Separation and purification of four compounds from Desmodium styracifolium using off‐line two‐dimensional high‐speed counter‐current chromatography

An off‐line 2D high‐speed counter‐current chromatography technique in preparative scale has been successfully applied to separate and purify the main compounds from the ethyl acetate extract of Desmodium styracifolium. A two‐phase solvent system composed of n‐hexane/ethyl acetate/methanol/water at an optimized volume ratio of 1:2:1:2 v/v/v/v was used. Conventional high‐speed counter‐current chromatography was used as the first dimension, and the upper phase of the solvent system was used as the stationary phase in the head‐to‐tail elution mode at a flow rate of 2.0 mL/min and a rotation speed of 900 rpm.
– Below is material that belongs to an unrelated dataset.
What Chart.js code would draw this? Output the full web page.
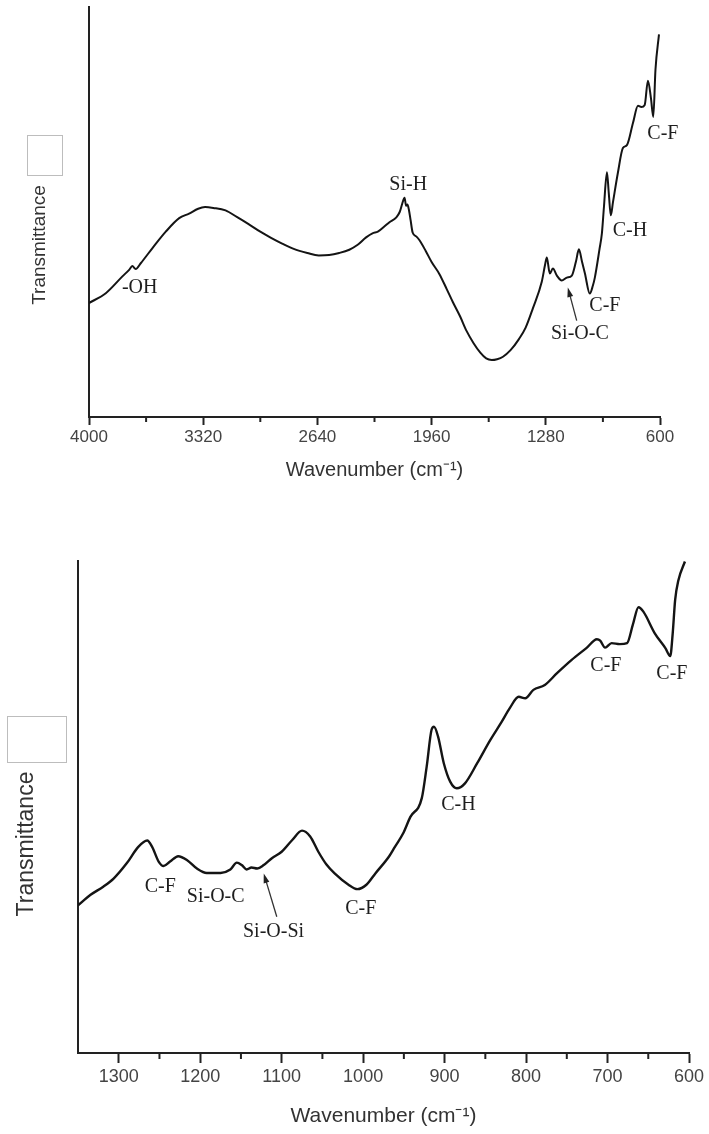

Recycling high‐speed counter‐current chromatography served as the second dimension to separate an impure fraction of the first dimension. A total of four well‐separated substances including vanillic acid ( 1 ), β‐sitosterol ( 2 ), formononetin ( 3 ), and aromadendrin ( 4 ) were obtained, and their purities and structures were identified by HPLC–MS and ¹H NMR spectroscopy. The results illustrated that off‐line 2D high‐speed counter‐current chromatography is an effective way to isolate compounds in complex samples.